- [Supplied material]:
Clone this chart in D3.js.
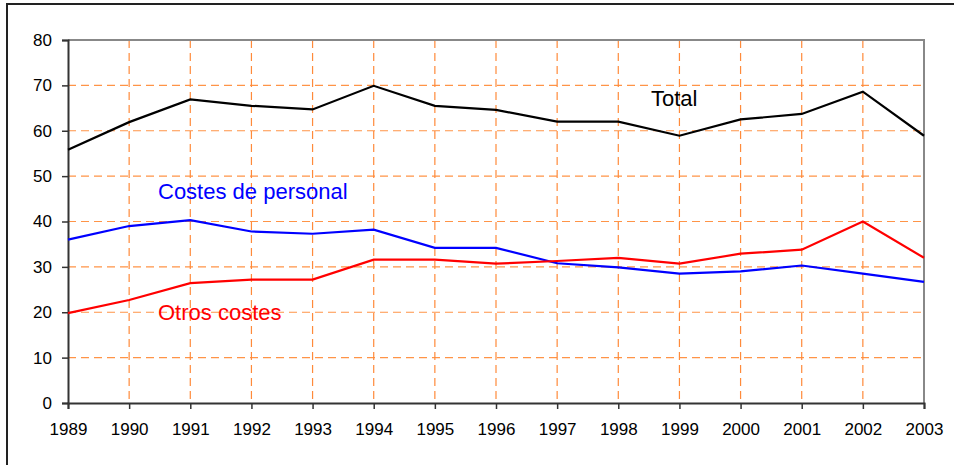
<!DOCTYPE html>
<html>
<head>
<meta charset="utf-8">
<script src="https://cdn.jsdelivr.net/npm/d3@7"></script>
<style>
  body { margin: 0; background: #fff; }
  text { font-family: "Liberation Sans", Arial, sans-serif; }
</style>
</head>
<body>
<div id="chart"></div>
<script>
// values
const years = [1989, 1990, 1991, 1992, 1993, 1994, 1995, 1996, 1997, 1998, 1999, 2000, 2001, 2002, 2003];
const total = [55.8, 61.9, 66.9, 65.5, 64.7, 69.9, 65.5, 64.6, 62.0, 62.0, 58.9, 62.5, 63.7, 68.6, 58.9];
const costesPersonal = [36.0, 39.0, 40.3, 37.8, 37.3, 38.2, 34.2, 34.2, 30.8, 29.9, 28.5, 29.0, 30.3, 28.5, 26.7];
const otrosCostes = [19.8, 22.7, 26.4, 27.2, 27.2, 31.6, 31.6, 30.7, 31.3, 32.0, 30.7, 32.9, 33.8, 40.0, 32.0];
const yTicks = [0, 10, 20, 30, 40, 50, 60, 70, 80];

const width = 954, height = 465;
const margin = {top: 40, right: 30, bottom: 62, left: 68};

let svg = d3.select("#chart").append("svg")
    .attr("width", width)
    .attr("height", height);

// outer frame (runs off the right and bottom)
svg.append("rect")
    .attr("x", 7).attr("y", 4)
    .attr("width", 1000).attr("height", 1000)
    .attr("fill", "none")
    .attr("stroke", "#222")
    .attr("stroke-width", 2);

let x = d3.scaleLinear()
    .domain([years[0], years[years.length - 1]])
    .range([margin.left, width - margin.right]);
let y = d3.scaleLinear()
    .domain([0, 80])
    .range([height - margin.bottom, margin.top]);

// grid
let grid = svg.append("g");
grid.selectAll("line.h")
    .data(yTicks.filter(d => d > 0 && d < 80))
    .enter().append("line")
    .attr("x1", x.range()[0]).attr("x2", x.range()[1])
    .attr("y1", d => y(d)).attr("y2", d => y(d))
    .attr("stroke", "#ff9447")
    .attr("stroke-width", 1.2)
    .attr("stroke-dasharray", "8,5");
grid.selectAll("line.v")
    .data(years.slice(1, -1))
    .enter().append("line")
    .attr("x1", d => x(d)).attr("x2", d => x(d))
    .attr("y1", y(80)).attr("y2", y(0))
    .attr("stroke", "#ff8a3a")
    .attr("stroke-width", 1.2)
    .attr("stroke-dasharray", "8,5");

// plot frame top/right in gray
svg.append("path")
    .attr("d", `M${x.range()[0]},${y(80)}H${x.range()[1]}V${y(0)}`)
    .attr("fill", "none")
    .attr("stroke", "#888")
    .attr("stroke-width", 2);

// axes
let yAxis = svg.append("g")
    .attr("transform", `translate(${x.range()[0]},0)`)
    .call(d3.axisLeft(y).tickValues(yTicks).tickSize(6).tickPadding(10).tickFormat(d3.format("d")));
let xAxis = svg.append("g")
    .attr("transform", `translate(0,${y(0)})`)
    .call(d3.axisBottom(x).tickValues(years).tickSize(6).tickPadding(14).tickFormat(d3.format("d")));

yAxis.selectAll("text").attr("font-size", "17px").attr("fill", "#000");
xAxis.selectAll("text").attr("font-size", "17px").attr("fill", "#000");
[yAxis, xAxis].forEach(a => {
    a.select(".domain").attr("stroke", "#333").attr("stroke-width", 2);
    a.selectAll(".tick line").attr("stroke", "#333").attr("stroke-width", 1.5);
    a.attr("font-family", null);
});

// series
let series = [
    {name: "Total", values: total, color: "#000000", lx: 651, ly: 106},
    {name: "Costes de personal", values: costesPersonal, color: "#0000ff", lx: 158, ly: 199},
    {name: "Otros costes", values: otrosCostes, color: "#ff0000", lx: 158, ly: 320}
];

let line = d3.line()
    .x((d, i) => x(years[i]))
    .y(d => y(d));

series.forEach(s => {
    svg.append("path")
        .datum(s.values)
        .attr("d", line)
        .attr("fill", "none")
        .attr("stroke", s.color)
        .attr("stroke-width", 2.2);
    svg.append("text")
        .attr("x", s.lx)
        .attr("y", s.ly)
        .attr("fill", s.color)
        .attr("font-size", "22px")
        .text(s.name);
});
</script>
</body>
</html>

...

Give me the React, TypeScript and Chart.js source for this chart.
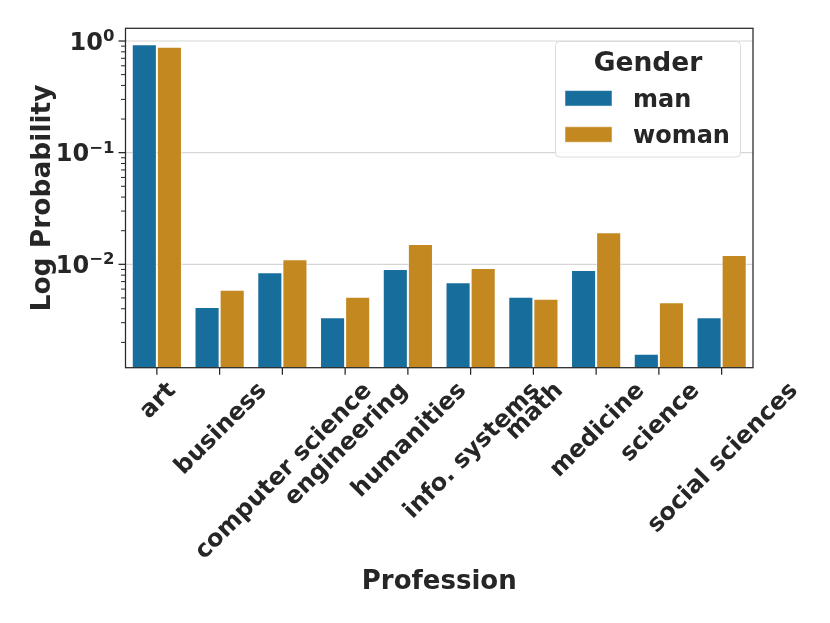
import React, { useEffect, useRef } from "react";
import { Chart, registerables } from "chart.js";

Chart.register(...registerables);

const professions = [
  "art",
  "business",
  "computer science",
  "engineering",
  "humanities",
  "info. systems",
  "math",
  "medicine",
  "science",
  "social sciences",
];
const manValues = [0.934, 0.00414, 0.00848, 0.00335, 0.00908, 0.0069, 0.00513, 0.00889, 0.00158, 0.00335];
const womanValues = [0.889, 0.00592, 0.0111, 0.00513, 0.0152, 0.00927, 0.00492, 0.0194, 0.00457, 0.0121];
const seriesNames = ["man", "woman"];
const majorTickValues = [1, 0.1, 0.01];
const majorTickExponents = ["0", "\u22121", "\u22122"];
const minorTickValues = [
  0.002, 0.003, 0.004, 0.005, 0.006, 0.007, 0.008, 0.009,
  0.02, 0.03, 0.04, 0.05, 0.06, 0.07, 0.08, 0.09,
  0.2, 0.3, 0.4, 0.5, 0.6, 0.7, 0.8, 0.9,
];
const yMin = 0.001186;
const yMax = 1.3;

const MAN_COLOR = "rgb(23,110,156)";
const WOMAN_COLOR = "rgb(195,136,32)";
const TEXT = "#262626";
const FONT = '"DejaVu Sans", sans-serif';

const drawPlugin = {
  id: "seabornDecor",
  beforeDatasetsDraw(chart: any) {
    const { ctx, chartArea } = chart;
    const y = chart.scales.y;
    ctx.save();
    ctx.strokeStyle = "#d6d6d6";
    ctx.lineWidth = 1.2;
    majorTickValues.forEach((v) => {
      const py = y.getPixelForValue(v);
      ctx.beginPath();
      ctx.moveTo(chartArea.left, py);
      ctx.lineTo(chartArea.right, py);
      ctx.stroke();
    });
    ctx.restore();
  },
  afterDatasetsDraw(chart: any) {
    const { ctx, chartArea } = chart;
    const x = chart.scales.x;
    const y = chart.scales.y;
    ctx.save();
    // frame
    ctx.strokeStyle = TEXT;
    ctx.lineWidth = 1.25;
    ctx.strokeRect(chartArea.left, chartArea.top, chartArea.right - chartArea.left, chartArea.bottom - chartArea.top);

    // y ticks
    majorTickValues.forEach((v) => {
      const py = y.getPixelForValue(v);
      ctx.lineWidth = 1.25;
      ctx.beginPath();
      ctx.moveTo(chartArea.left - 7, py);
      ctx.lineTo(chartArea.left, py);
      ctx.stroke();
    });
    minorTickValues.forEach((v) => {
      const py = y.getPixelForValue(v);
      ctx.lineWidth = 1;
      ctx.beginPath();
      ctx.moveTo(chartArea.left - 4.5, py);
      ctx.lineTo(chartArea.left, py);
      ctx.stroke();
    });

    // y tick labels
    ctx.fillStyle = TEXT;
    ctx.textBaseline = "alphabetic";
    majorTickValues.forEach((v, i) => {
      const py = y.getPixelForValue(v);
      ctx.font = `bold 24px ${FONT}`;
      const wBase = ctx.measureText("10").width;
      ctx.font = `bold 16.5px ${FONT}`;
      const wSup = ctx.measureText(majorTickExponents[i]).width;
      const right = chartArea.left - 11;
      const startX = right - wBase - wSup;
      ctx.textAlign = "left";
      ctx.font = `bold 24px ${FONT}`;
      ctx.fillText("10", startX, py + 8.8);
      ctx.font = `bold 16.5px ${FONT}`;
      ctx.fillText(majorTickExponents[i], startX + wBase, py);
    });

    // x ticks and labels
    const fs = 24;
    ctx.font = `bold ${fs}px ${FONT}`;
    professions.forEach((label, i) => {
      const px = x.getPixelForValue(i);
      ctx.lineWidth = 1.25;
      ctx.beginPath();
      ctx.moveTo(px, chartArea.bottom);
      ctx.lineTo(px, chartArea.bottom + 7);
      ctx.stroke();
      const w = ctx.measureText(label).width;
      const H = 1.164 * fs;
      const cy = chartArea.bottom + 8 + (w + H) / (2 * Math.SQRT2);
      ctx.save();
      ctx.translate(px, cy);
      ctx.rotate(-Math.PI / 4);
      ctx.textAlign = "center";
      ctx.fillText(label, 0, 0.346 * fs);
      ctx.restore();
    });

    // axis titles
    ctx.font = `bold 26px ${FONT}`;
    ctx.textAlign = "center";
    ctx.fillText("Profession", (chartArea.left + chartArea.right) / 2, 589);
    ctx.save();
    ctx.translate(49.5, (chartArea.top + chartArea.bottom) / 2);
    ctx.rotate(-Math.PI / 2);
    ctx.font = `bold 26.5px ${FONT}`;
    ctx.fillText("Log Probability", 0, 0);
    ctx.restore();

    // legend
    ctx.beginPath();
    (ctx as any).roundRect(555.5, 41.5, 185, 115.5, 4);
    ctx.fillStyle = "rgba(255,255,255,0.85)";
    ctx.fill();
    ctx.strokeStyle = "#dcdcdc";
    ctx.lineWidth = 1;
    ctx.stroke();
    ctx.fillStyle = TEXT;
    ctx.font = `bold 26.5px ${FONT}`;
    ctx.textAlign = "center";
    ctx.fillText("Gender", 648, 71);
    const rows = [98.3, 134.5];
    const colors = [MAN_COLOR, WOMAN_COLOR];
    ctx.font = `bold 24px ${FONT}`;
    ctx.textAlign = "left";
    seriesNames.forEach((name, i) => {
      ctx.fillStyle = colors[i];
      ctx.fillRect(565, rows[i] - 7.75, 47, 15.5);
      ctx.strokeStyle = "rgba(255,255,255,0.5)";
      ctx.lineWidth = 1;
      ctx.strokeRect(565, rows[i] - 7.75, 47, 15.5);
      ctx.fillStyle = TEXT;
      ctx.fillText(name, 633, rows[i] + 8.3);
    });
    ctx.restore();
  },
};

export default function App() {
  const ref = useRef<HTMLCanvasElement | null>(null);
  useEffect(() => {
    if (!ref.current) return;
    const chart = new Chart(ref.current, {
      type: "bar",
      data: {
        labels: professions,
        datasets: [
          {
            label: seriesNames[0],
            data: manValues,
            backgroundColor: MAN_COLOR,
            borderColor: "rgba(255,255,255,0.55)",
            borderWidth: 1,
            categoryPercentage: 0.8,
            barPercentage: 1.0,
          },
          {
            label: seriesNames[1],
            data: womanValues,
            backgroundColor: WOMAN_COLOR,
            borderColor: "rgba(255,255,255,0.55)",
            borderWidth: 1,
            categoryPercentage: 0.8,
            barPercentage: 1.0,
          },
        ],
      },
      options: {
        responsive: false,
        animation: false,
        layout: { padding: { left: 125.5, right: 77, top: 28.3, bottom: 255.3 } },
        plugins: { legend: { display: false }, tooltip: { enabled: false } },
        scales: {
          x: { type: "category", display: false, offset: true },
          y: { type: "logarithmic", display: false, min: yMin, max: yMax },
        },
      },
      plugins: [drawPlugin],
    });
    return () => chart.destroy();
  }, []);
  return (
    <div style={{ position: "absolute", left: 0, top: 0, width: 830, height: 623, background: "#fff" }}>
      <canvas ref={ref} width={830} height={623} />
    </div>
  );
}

==

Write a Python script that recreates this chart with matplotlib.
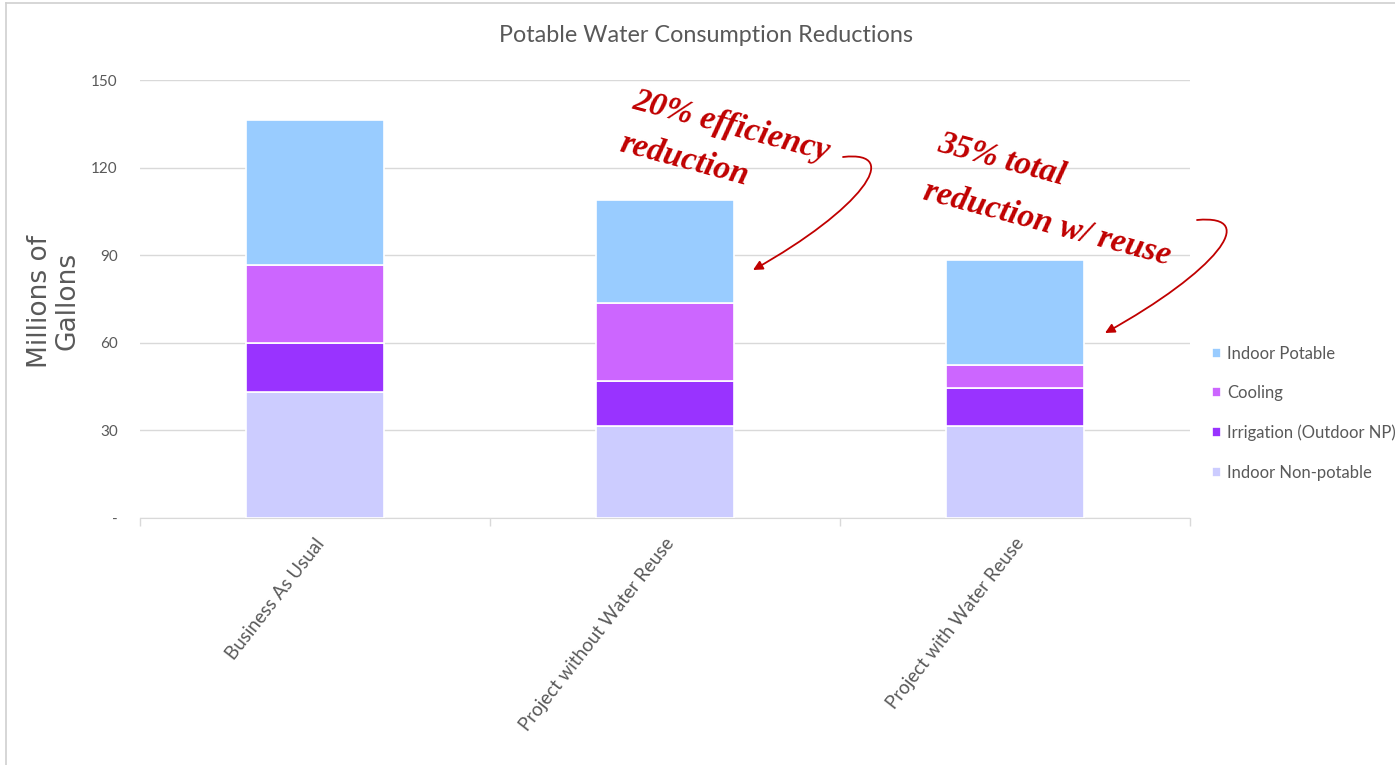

- [Task to carry out]:
Copy only the lines above from the one containing "Give me the" through the one containing "Chart.register(...registerables);", both included. Leave out the pictures.

- [Task result]:
Give me the React, TypeScript and Chart.js source for this chart.
import React, { useEffect, useRef } from "react";
import { Chart, registerables } from "chart.js";

Chart.register(...registerables);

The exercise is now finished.